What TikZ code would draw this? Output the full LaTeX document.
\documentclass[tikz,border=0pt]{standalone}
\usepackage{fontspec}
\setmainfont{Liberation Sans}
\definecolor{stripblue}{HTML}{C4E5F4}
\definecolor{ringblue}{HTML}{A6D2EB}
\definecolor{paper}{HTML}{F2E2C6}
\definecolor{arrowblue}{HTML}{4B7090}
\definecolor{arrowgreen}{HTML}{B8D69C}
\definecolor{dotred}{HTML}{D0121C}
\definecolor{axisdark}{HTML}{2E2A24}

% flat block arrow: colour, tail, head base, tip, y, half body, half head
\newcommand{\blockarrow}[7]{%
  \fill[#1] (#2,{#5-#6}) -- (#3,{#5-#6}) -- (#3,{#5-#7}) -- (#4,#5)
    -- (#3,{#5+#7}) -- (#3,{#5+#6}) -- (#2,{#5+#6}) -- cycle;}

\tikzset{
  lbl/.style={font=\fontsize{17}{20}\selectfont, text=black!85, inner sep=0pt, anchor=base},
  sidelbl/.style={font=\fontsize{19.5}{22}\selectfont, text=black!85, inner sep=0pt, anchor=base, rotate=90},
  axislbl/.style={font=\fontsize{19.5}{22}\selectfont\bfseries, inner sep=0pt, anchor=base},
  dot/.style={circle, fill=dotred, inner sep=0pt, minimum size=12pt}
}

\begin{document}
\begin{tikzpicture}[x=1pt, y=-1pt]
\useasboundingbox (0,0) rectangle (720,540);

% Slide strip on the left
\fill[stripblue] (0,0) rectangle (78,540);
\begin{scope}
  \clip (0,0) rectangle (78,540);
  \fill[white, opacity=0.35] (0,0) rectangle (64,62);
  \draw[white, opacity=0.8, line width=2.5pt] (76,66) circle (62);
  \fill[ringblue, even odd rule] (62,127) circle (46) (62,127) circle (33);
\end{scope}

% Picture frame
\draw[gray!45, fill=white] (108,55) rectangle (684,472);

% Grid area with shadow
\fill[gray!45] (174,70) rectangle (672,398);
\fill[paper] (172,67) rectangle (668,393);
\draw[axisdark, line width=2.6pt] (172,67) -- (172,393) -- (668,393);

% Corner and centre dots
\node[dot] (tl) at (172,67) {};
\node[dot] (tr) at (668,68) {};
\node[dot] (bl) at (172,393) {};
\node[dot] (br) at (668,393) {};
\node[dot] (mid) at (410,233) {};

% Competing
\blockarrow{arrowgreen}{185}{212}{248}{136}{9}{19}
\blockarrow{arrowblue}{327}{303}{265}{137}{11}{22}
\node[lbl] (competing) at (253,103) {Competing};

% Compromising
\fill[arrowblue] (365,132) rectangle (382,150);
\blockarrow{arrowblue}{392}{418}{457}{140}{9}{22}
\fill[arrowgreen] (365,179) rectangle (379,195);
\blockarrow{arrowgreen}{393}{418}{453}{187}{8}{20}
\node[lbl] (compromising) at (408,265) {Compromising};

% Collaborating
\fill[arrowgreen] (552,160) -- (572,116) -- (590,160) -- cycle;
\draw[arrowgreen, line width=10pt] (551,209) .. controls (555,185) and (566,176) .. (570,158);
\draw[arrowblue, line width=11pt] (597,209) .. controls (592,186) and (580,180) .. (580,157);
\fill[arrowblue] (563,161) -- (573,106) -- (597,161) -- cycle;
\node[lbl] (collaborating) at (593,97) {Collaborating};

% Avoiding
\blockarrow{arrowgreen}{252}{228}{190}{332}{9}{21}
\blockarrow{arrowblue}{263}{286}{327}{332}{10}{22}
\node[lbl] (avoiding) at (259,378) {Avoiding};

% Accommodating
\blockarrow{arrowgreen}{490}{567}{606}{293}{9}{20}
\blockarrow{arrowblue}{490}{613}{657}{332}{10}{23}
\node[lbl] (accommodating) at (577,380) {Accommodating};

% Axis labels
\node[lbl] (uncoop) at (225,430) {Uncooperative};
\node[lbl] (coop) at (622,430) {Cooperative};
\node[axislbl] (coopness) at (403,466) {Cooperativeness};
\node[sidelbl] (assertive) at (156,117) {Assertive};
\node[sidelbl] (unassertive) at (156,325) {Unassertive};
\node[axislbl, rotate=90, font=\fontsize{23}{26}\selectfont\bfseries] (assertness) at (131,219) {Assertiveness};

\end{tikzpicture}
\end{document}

> _WORK TO BE COMPLETED_: Write down only how many lines in the listing contain the word "draw".

> _EXERCISE ANSWER_: 6